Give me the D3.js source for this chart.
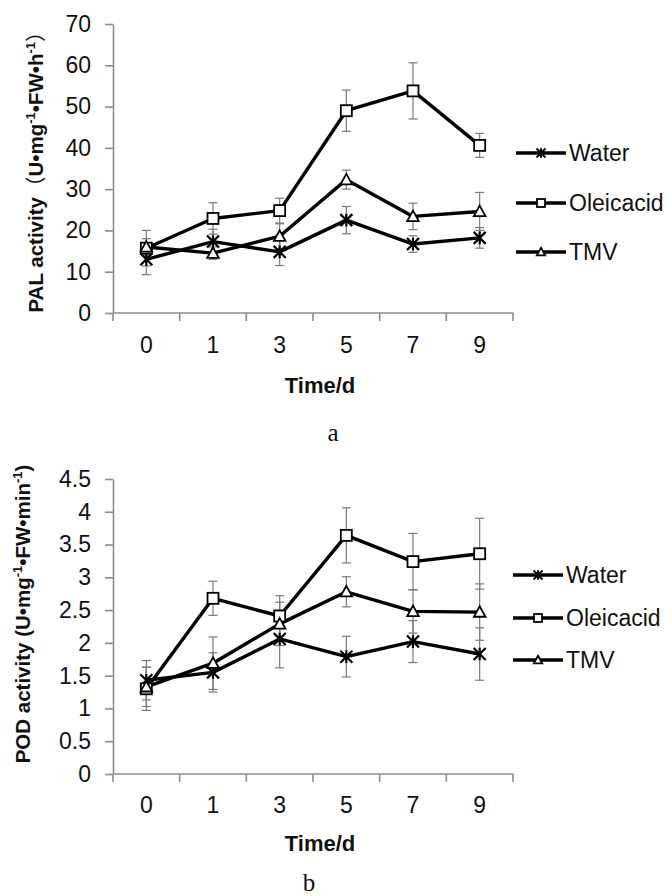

====

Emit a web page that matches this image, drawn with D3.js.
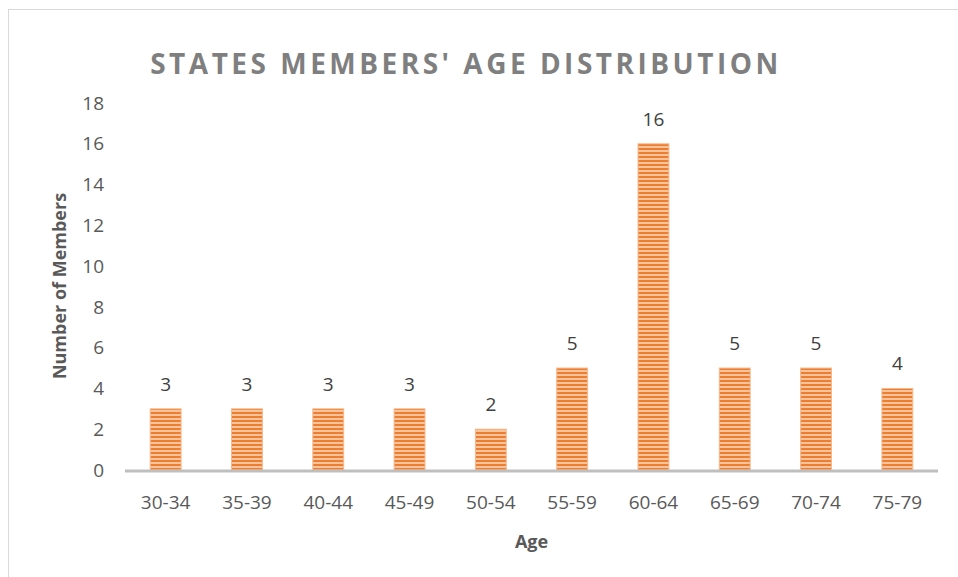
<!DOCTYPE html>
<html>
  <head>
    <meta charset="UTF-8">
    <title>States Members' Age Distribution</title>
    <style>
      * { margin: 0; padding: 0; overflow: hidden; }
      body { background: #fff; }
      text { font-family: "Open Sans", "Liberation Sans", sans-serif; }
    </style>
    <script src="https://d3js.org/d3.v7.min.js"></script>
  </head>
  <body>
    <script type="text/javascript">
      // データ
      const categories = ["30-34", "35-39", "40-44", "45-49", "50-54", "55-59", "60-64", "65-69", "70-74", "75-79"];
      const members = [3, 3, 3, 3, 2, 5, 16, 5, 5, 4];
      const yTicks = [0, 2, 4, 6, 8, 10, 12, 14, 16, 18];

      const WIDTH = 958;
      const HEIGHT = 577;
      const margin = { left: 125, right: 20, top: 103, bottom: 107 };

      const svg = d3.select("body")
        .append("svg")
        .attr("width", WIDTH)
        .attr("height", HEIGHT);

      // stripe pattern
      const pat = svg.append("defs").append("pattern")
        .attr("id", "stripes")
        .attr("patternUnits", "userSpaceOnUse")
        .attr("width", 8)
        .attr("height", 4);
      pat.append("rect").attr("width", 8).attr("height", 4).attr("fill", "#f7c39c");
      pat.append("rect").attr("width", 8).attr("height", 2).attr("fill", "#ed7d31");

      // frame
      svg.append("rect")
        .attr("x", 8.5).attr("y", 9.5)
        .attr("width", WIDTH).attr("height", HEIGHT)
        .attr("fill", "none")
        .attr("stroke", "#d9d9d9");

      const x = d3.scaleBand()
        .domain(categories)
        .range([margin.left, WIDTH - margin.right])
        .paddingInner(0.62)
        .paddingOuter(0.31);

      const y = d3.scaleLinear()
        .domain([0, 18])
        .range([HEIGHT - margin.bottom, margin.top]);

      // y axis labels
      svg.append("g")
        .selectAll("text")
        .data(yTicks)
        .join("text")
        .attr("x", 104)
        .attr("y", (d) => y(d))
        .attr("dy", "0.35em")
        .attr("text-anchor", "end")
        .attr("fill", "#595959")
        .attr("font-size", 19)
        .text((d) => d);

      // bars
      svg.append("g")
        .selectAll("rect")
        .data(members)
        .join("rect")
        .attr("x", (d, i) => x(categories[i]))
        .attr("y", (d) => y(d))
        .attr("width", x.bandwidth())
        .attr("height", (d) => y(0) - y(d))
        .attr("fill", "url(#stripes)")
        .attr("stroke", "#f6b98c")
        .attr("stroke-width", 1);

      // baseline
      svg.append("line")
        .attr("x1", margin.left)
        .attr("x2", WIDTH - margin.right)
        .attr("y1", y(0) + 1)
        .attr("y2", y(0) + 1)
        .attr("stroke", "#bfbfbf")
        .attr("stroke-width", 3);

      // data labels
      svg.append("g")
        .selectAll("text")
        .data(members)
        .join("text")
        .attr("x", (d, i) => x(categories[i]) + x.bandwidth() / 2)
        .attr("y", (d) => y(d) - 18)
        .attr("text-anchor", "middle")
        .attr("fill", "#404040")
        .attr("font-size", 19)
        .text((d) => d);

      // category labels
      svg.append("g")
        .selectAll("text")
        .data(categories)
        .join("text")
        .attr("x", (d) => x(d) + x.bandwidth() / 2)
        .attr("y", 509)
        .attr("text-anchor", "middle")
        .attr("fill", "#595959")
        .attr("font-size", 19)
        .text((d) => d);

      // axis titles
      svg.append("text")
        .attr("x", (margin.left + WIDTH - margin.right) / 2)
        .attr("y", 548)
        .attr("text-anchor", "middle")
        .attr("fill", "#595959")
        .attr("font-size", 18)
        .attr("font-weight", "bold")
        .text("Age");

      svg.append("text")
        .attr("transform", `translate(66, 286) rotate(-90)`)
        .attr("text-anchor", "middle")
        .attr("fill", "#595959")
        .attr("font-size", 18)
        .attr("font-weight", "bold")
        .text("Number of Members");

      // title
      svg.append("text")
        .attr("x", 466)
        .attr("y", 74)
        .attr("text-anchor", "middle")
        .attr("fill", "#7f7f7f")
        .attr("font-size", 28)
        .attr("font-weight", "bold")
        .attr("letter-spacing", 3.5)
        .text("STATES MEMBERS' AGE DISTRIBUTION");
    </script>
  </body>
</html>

====

_Directive_: Print the line above containing "Emit a web page", the line containing "14, 16, 18];", and everything between them, exactly as written. Pictures stay out.

_Answer to this exercise_:
Emit a web page that matches this image, drawn with D3.js.
<!DOCTYPE html>
<html>
  <head>
    <meta charset="UTF-8">
    <title>States Members' Age Distribution</title>
    <style>
      * { margin: 0; padding: 0; overflow: hidden; }
      body { background: #fff; }
      text { font-family: "Open Sans", "Liberation Sans", sans-serif; }
    </style>
    <script src="https://d3js.org/d3.v7.min.js"></script>
  </head>
  <body>
    <script type="text/javascript">
      // データ
      const categories = ["30-34", "35-39", "40-44", "45-49", "50-54", "55-59", "60-64", "65-69", "70-74", "75-79"];
      const members = [3, 3, 3, 3, 2, 5, 16, 5, 5, 4];
      const yTicks = [0, 2, 4, 6, 8, 10, 12, 14, 16, 18];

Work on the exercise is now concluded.